When the period of pre-treatment has finished the seed should be ready to be planted. Small quantities can be sown in pots or seed trays filled with a good quality compost and cover them with a thin layer of compost no more than 1cm deep. For larger quantities it is easiest to sow the seeds in a well prepared seedbed outdoors once the warm and cold pre-treatments have finished and wait for the seedlings to appear.
Seeds that did not germinate can have the whole warm and cold process repeated again to enable more seeds to germinate.
Do not expose newly sown seeds to high temperatures (above 25 Celsius). Keep the seedlings well watered and weed free. Growth in the first year is usually between 20 and 50cm depending on the time of germination and cultural techniques and developing seedlings are usually trouble free.

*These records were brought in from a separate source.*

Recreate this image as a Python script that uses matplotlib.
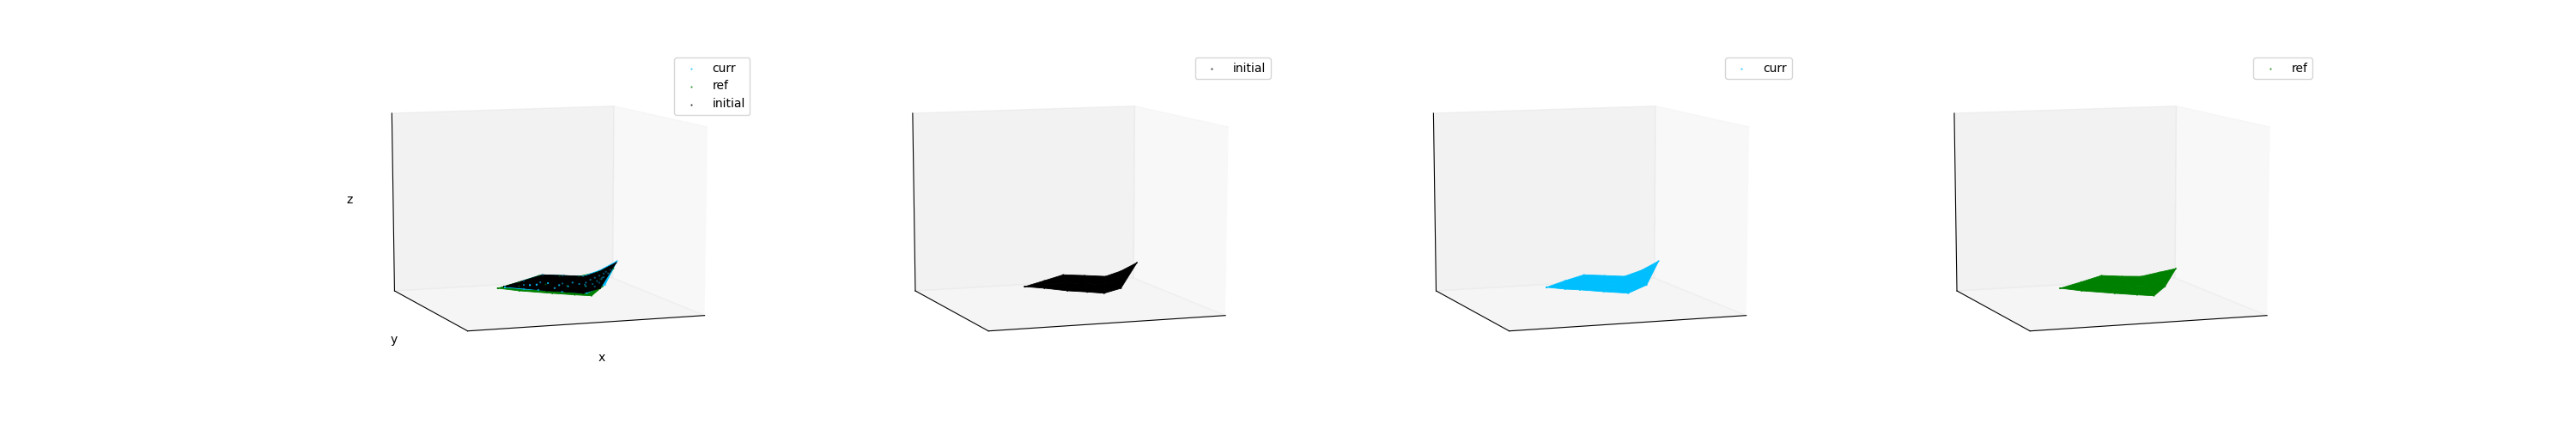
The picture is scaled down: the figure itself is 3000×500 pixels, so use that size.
import matplotlib
matplotlib.use("Agg")
import matplotlib.pyplot as plt
import numpy as np

# sampled points of each cloud, three rows across the sheet
curr_x = [[.36, .478, .562, .654, .745, .822, .90],
          [.36, .443, .516, .615, .715, .794, .90],
          [.36, .407, .471, .576, .685, .767, .90]]
curr_z = [[.076, .084, .111, .100, .089, .118, .165],
          [.076, .083, .092, .078, .064, .098, .165],
          [.076, .083, .074, .056, .039, .079, .165]]

initial_x = [[.356, .478, .562, .658, .753, .822, .896],
             [.356, .443, .535, .626, .711, .783, .896],
             [.356, .407, .508, .595, .670, .745, .896]]
initial_z = [[.080, .084, .111, .100, .088, .113, .156],
             [.080, .086, .088, .076, .064, .087, .156],
             [.080, .088, .066, .053, .040, .062, .156]]

ref_x = [[.329, .456, .547, .639, .726, .810, .884],
         [.329, .422, .540, .635, .717, .783, .884],
         [.329, .388, .533, .632, .707, .756, .884]]
ref_z = [[.073, .078, .108, .097, .090, .108, .123],
         [.073, .077, .079, .065, .056, .089, .123],
         [.073, .075, .050, .034, .023, .071, .123]]

# depth of the rows, same for every cloud
sheet_y = [[.6, .7, .7, .7, .7, .7, .7],
           [.6, .6, .6, .6, .6, .6, .7],
           [.6, .5, .5, .5, .5, .5, .7]]

# curr points that show through the black sheet in the first panel
speck_x = [.72, .74, .75, .76, .77, .78, .78, .79, .80, .80, .81, .82,
           .69, .66, .60, .55, .50, .47, .72, .64, .58, .76, .83]
speck_y = [.6] * 23
speck_z = [.075, .09, .065, .10, .08, .11, .07, .09, .12, .10, .13, .12,
           .07, .08, .07, .085, .08, .08, .055, .06, .055, .05, .14]

clouds = {
    "curr": (curr_x, sheet_y, curr_z, "deepskyblue"),
    "ref": (ref_x, sheet_y, ref_z, "green"),
    "initial": (initial_x, sheet_y, initial_z, "black"),
}


def draw_cloud(ax, name, surf_z, dot_z):
    x, y, z, color = clouds[name]
    x, y, z = np.array(x), np.array(y), np.array(z)
    ax.plot_surface(x, y, z, color=color, shade=False, linewidth=0.6,
                    edgecolor=color, rstride=1, cstride=1, zorder=surf_z)
    ax.scatter(x.ravel(), y.ravel(), z.ravel(), s=0.2, c=color, label=name,
               zorder=dot_z)


fig = plt.figure(figsize=(30, 5), dpi=100)

panels = [
    [("curr", 2, 5), ("ref", 1, 4), ("initial", 3, 4)],
    [("initial", 1, 2)],
    [("curr", 1, 2)],
    [("ref", 1, 2)],
]

for i, panel in enumerate(panels):
    ax = fig.add_subplot(1, 4, i + 1, projection="3d")
    # keep the full subplot box, stretched like the reference
    ax.apply_aspect = lambda position=None: None
    ax.set_box_aspect((1, 1, 1), zoom=0.945)
    ax.computed_zorder = False
    for name, surf_z, dot_z in panel:
        draw_cloud(ax, name, surf_z, dot_z)
    if i == 0:
        ax.scatter(speck_x, speck_y, speck_z, s=0.5, c="deepskyblue", zorder=5)
    ax.set_xlim(0, 1)
    ax.set_ylim(0, 1)
    ax.set_zlim(0, 1)
    ax.view_init(elev=10, azim=-110)
    ax.set_xticks([])
    ax.set_yticks([])
    ax.set_zticks([])
    ax.grid(False)
    if i == 0:
        ax.set_xlabel("x")
        ax.set_ylabel("y")
        ax.set_zlabel("z")
    ax.legend(loc="upper right")

plt.savefig("out.png")
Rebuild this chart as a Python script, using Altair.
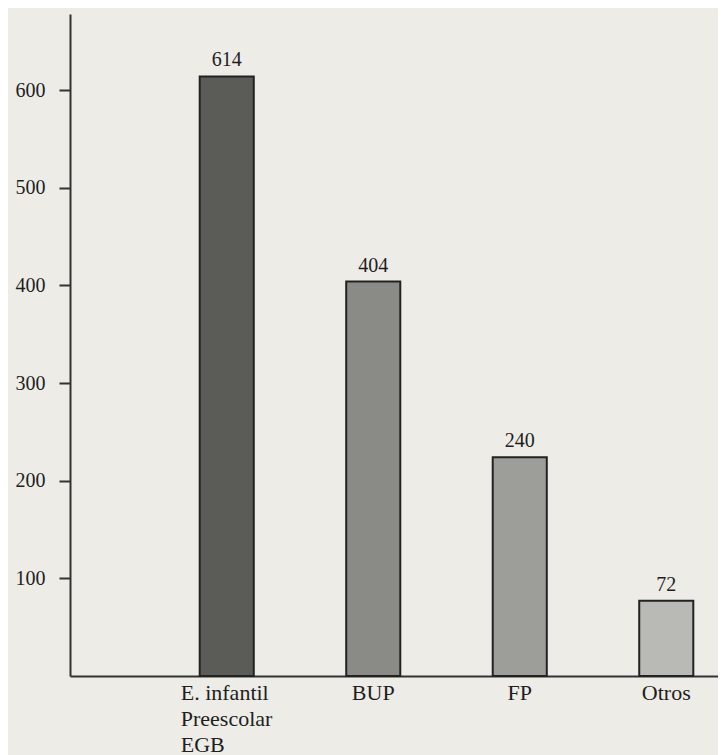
import altair as alt
import pandas as pd

categories = ["E. infantil|Preescolar|EGB", "BUP", "FP", "Otros"]
bar_heights = [614, 404, 224, 77]          # heights as drawn in the picture
value_labels = ["614", "404", "240", "72"]  # printed labels
shades = ["#5b5b57", "#8a8a86", "#9d9d99", "#b9b9b5"]
y_ticks = [100, 200, 300, 400, 500, 600]

df = pd.DataFrame({"cat": categories, "h": bar_heights, "lab": value_labels, "shade": shades})

FONT = "Liberation Serif"
INK = "#1e1e1e"
first_test = "indexof(datum.value, '|') >= 0"

x_enc = alt.X(
    "cat:N", sort=None,
    scale=alt.Scale(paddingInner=0.631, paddingOuter=0.527, align=0.84),
    axis=alt.Axis(title=None, labelAngle=0, ticks=False,
                  labelExpr="split(datum.label, '|')",
                  labelAlign={"condition": {"test": first_test, "value": "left"}, "value": "center"},
                  labelOffset={"condition": {"test": first_test, "value": -46}, "value": 0},
                  labelFont=FONT, labelFontSize=22, labelLineHeight=26,
                  labelPadding=6, labelColor=INK,
                  domainColor="#333333", domainWidth=2, grid=False),
)

y_scale = alt.Scale(domain=[0, 678], nice=False, zero=True)

bars = alt.Chart(df).mark_bar(stroke="#222222", strokeWidth=2).encode(
    x=x_enc,
    y=alt.Y("h:Q", scale=y_scale,
            axis=alt.Axis(title=None, values=y_ticks, grid=False,
                          tickSize=11, tickWidth=2, tickColor="#333333",
                          domainColor="#333333", domainWidth=2,
                          labelFont=FONT, labelFontSize=20, labelColor=INK,
                          labelPadding=14)),
    color=alt.Color("shade:N", scale=None),
)

text = alt.Chart(df).mark_text(
    dy=-6, baseline="bottom", font=FONT, fontSize=20, color=INK
).encode(
    x=alt.X("cat:N", sort=None),
    y=alt.Y("h:Q", scale=y_scale),
    text="lab:N",
)

chart = alt.layer(bars, text).properties(
    width=648, height=662,
    background="#edece7",
    padding={"left": 62, "top": 6, "right": 0, "bottom": 79},
    autosize=alt.AutoSizeParams(type="none"),
).configure_view(stroke=None)

chart.save("out.html", embed_options={"renderer": "svg", "actions": False})
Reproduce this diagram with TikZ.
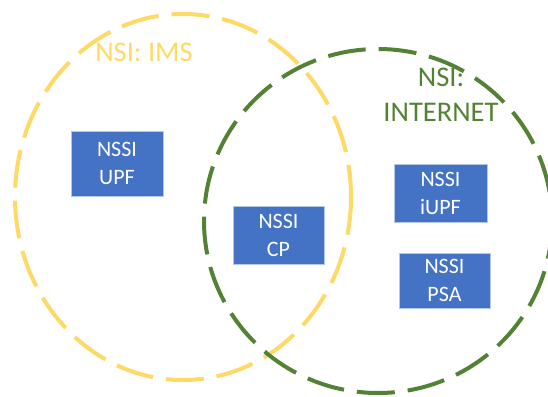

|Scarification / Stratification||First prepare a free draining substrate into which the seeds are to be mixed; this can be a 50/50 mixture of compost and sharp sand, or perlite, vermiculite. The chosen substrate needs to be moist (but not wet), if you can squeeze water out of it with your hand it is too wet and your seeds may drown and die. Mix the seeds into the substrate, making sure that there is enough volume of material to keep the seeds separated. Place the seed mixture into a clear plastic bag (freezer bags, especially zip-lock bags are very useful for this -provided a little gap is left in the seal for air exchange) If it is not a zip-lock type bag it needs to be loosely tied. Then write the date on the bag so that you know when the pre-treatment was started.
The seeds first require a period of warm pre-treatment and need to be kept in temperatures of 20 Celsius (68F) for a period of at least 8 weeks - it is not critical if it lasts a week or two longer than this. During this time make sure that the pre-treatment medium does not dry out at any stage or it will be ineffective!
Next, the seeds require a cold period to break the final part of the dormancy, this is easily achieved by placing the bag in the fridge at (4 Celsius or 39F) for at least 12 weeks (although it can take as many as 16 weeks for signs of germination to show). It is quite possible for the seeds to germinate in the bag at these temperatures when they are ready to do so, if they do, just remove them from the bag and carefully plant them up.